A debate about how the Jewish community should respond to a sharp rise in anti-Semitic crime in Germany is raging after a government minister warned that Jews are not safe wearing their kippah caps in public.
Over the weekend, the government's anti-Semitism commissioner, Felix Klein, said that wearing the kippah could put people in danger. “I cannot advise Jews to wear the kippah everywhere all the time in Germany,” Klein told the Funke media group on Saturday, blaming “the lifting of inhibitions and the uncouthness which is on the rise in society.”
Klein’s comments came after the government published a report in May that showed a 20 percent rise in anti-Semitic crime in Germany in 2018, including nearly twice as many violent attacks. The government report blamed far-right groups for the vast majority of the attacks.
Despite the country’s claims that it has been dealing head-on with anti-Semitism after the horrors of the Holocaust, the Jewish community in Germany, with a population of 200,000, is increasingly concerned about threats to its safety.
While the government has pointed the finger squarely at the far right, others have said the threat from Islamists and the far left is being underestimated.
What has the reaction been?
Klein’s comments have sparked a backlash in Germany and beyond.
On Monday, the country’s biggest-selling newspaper, Bild, published a front page featuring a cut-out kippah encouraging all readers to wear it as a show of support for the Jewish community.
“Wear it, so that your friends and neighbors can see it. Explain to your children what the kippah is,” Julian Reichelt, the paper’s editor-in-chief, said. “Post a photograph with the kippah on Facebook, Instagram, Twitter. Go out onto the streets with it.”
Meanwhile, Israeli President Reuven Rivlin said he was “shocked” by the comments, which he described as a “capitulation” to anti-Semitism.
“Fears about the security of German Jews are a capitulation to anti-Semitism and an admittance that, again, Jews are not safe on German soil,” Rivlin said Sunday.
The U.S. ambassador to Germany, Richard Grenell, also criticized Klein’s advice. “The opposite is true. Wear your kippa. Wear your friend’s kippa. Borrow a kippa and wear it for our Jewish neighbors. Educate people that we are a diverse society,” Grenell said on Twitter.
But Josef Schuster, the head of Germany's Central Council of Jews, which issued a similar warning last year, welcomed Klein’s comment, telling Die Zeit the threats are "a long-standing fact in some German cities.”
“It is, therefore, something to be welcomed if this situation receives more attention at the highest political level,” Schuster said.
Anti-Semitism is on the rise
Overall, reported anti-Semitic crimes in Germany increased by nearly 20 percent last year to 1,799, according to a report issued by the German government this month. Violent anti-Semitic crimes rose from 37 in 2017 to 62 in 2018.
Other types of anti-Semitic crimes mentioned in the report include the use of the swastika and other illegal symbols, online incitement and insults, arson, assault, and even murder.

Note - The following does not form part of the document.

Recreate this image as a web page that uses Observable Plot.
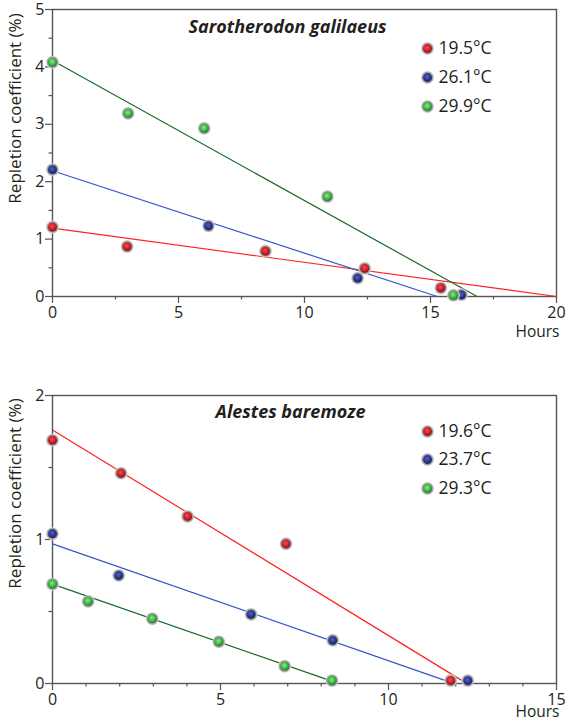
<!DOCTYPE html>
<html><head><meta charset="utf-8">
<script src="https://cdn.jsdelivr.net/npm/d3@7"></script>
<script src="https://cdn.jsdelivr.net/npm/@observablehq/plot@0.6"></script>
<style>
body{margin:0;background:#fff;}
#chart{width:567px;}
#chart svg{display:block;overflow:visible;}
</style></head><body>
<svg width="0" height="0" style="position:absolute">
  <defs>
    <radialGradient id="halo" cx="50%" cy="50%" r="50%">
      <stop offset="0%" stop-color="#7a7a7a"/>
      <stop offset="72%" stop-color="#909090"/>
      <stop offset="100%" stop-color="#dcdcdc"/>
    </radialGradient>
    <radialGradient id="g0" cx="45%" cy="40%" r="60%">
      <stop offset="0%" stop-color="#ff4a40"/>
      <stop offset="60%" stop-color="#d0202a"/>
      <stop offset="100%" stop-color="#80101a"/>
    </radialGradient>
    <radialGradient id="g1" cx="45%" cy="40%" r="60%">
      <stop offset="0%" stop-color="#5060c0"/>
      <stop offset="60%" stop-color="#2c3890"/>
      <stop offset="100%" stop-color="#161e60"/>
    </radialGradient>
    <radialGradient id="g2" cx="45%" cy="40%" r="60%">
      <stop offset="0%" stop-color="#8aec80"/>
      <stop offset="60%" stop-color="#3cbc48"/>
      <stop offset="100%" stop-color="#1a7a28"/>
    </radialGradient>
  </defs>
</svg>
<div id="chart"></div>
<script>
// ---------- Data: Sarotherodon galilaeus ----------
const sgTemps = ["19.5°C", "26.1°C", "29.9°C"];
const sgHours195 = [0, 2.96, 8.45, 12.39, 15.41];
const sgRepl195  = [1.21, 0.87, 0.79, 0.49, 0.15];
const sgHours261 = [0, 6.19, 12.11, 16.23];
const sgRepl261  = [2.21, 1.23, 0.32, 0.03];
const sgHours299 = [0, 3.0, 6.02, 10.91, 15.91];
const sgRepl299  = [4.08, 3.19, 2.93, 1.74, 0.02];
const sgFitIntercept = [1.19, 2.19, 4.11];
const sgFitEndHour   = [20, 15.27, 16.85];
const sgFitEndRepl   = [0, 0, 0];
const sgXTicks = [0, 5, 10, 15, 20];
const sgXMinor = [2.5, 7.5, 12.5, 17.5];
const sgYTicks = [0, 1, 2, 3, 4, 5];
const sgYMinor = [0.5, 1.5, 2.5, 3.5, 4.5];

// ---------- Data: Alestes baremoze ----------
const abTemps = ["19.6°C", "23.7°C", "29.3°C"];
const abHours196 = [0, 2.04, 4.02, 6.95, 11.85];
const abRepl196  = [1.69, 1.46, 1.16, 0.97, 0.02];
const abHours237 = [0, 1.97, 5.91, 8.34, 12.36];
const abRepl237  = [1.04, 0.75, 0.48, 0.30, 0.02];
const abHours293 = [0, 1.06, 2.97, 4.95, 6.91, 8.32];
const abRepl293  = [0.69, 0.57, 0.45, 0.29, 0.12, 0.02];
const abFitIntercept = [1.76, 0.97, 0.69];
const abFitEndHour   = [12.19, 11.7, 8.27];
const abFitEndRepl   = [0.02, 0.02, 0.02];
const abXTicks = [0, 5, 10, 15];
const abXMinor = [1, 2, 3, 4, 6, 7, 8, 9, 11, 12, 13, 14];
const abYTicks = [0, 1, 2];
const abYMinor = [0.5, 1.5];

const lineColors = ["#ff2020", "#3455c8", "#1c6a2a"];
const ink = "#231f20";
const axisGray = "#555";
const FONT = "'Open Sans', 'Noto Sans', sans-serif";
const fmt = d => `${d}`;

function panel(o) {
  const W = 567, mL = 52, mR = 11;
  const pts = o.temps.map((t, i) => o.hours[i].map((h, j) => ({hour: h, repl: o.repl[i][j], temp: t})));
  const fits = o.temps.map((t, i) => ({temp: t, x1: 0, y1: o.fitIntercept[i], x2: o.fitEndHour[i], y2: o.fitEndRepl[i], k: i}));
  const marks = [
    Plot.frame({stroke: axisGray, strokeWidth: 1.4}),
    Plot.axisX({ticks: o.xMajor, tickFormat: fmt, tickSize: 7, tickPadding: 3, stroke: axisGray, strokeWidth: 1.2, fill: ink, fontSize: 16, label: null}),
    Plot.axisX({ticks: o.xMinor, tickSize: 3.5, text: null, stroke: axisGray, strokeWidth: 1.2, label: null}),
    Plot.axisY({ticks: o.yMajor, tickFormat: fmt, tickSize: 7, tickPadding: 1, stroke: axisGray, strokeWidth: 1.2, fill: ink, fontSize: 16, label: null}),
    Plot.axisY({ticks: o.yMinor, tickSize: 3.5, text: null, stroke: axisGray, strokeWidth: 1.2, label: null}),
    ...fits.map(f => Plot.link([f], {x1: "x1", y1: "y1", x2: "x2", y2: "y2", stroke: lineColors[f.k], strokeWidth: 1.2})),
  ];
  pts.forEach((s, i) => {
    marks.push(Plot.dot(s, {x: "hour", y: "repl", r: 6.5, fill: "url(#halo)", stroke: "none"}));
    marks.push(Plot.dot(s, {x: "hour", y: "repl", r: 4.4, fill: `url(#g${i})`, stroke: "none"}));
  });
  // legend
  o.temps.forEach((t, i) => {
    const dy = o.legendY[i] - o.marginTop;
    marks.push(Plot.dot([t], {frameAnchor: "top-left", dx: 427 - mL, dy, r: 6.5, fill: "url(#halo)", stroke: "none"}));
    marks.push(Plot.dot([t], {frameAnchor: "top-left", dx: 427 - mL, dy, r: 4.4, fill: `url(#g${i})`, stroke: "none"}));
    marks.push(Plot.text([t], {text: d => d, frameAnchor: "top-left", dx: 438 - mL, dy, textAnchor: "start", lineAnchor: "middle", fontSize: 17.5, fill: ink}));
  });
  // title
  marks.push(Plot.text([o.title], {text: d => d, frameAnchor: "top-left", dx: o.titleX - mL, dy: o.titleY - o.marginTop, textAnchor: "middle", lineAnchor: "middle", fontSize: 18, fontWeight: "bold", fontStyle: "italic", fill: ink}));
  // y label
  marks.push(Plot.text(["Repletion coefficient (%)"], {text: d => d, frameAnchor: "top-left", dx: 15 - mL, dy: o.yLabelY - o.marginTop, rotate: -90, textAnchor: "middle", lineAnchor: "middle", fontSize: 17, fill: ink}));
  // x label
  marks.push(Plot.text(["Hours"], {text: d => d, frameAnchor: "bottom-right", dx: 3, dy: o.hoursDy, textAnchor: "end", lineAnchor: "middle", fontSize: 15.5, fill: ink}));

  return Plot.plot({
    width: W, height: o.height,
    marginLeft: mL, marginRight: mR, marginTop: o.marginTop, marginBottom: o.marginBottom,
    style: {fontFamily: FONT, fontSize: "16px", background: "#fff", color: ink},
    x: {domain: o.xDomain},
    y: {domain: o.yDomain},
    marks
  });
}

const top1 = panel({
  height: 342, marginTop: 9, marginBottom: 46,
  xDomain: [0, 20], yDomain: [0, 5],
  xMajor: sgXTicks, xMinor: sgXMinor, yMajor: sgYTicks, yMinor: sgYMinor,
  temps: sgTemps,
  hours: [sgHours195, sgHours261, sgHours299],
  repl: [sgRepl195, sgRepl261, sgRepl299],
  fitIntercept: sgFitIntercept, fitEndHour: sgFitEndHour, fitEndRepl: sgFitEndRepl,
  title: "Sarotherodon galilaeus", titleX: 287, titleY: 27,
  legendY: [48, 77, 106], yLabelY: 108, hoursDy: 36
});
const bottom1 = panel({
  height: 381, marginTop: 53, marginBottom: 40,
  xDomain: [0, 15], yDomain: [0, 2],
  xMajor: abXTicks, xMinor: abXMinor, yMajor: abYTicks, yMinor: abYMinor,
  temps: abTemps,
  hours: [abHours196, abHours237, abHours293],
  repl: [abRepl196, abRepl237, abRepl293],
  fitIntercept: abFitIntercept, fitEndHour: abFitEndHour, fitEndRepl: abFitEndRepl,
  title: "Alestes baremoze", titleX: 290, titleY: 412 - 342,
  legendY: [431 - 342, 459 - 342, 488 - 342], yLabelY: 493 - 342, hoursDy: 29
});
document.getElementById("chart").append(top1, bottom1);
</script>
</body></html>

The rise in anti-Semitism in Germany mirrors similar patterns around the world.
France experienced a 74 percent increase in anti-Semitic acts in 2018, while the Anti-Defamation League in the U.S. reported that assaults on Jews more than doubled in 2018.
But is the rise caused by the far right?
The German government report this month said that up to 89 percent of anti-Semitic crime was attributable to the far-right.
Like elsewhere in Europe, Germany has seen growing support for far-right ideology in recent years. Along with the emergence of political entities like Alternative für Deutschland (AfD) there has also been a growing threat from underground far-right groups like the Reichsbuerger movement.
But not everyone believes this is the sole cause of the rise in anti-Semitic crimes.
Earlier this month, Marcel Luthe, a member of Berlin’s state parliament for the liberal FDP Party, questioned the government’s findings, saying that in as many as 60 percent of the cases reported in Berlin, the offenses had been incorrectly blamed on the far-right, diminishing the role played by Muslim extremists and militant anti-Zionists.
This assessment is backed up by a European Union survey conducted in 2018 that found 41 percent of German Jews who had experienced antisemitic harassment over the past five years perceived the perpetrators of the most serious incidents to be “someone with a Muslim extremist view.”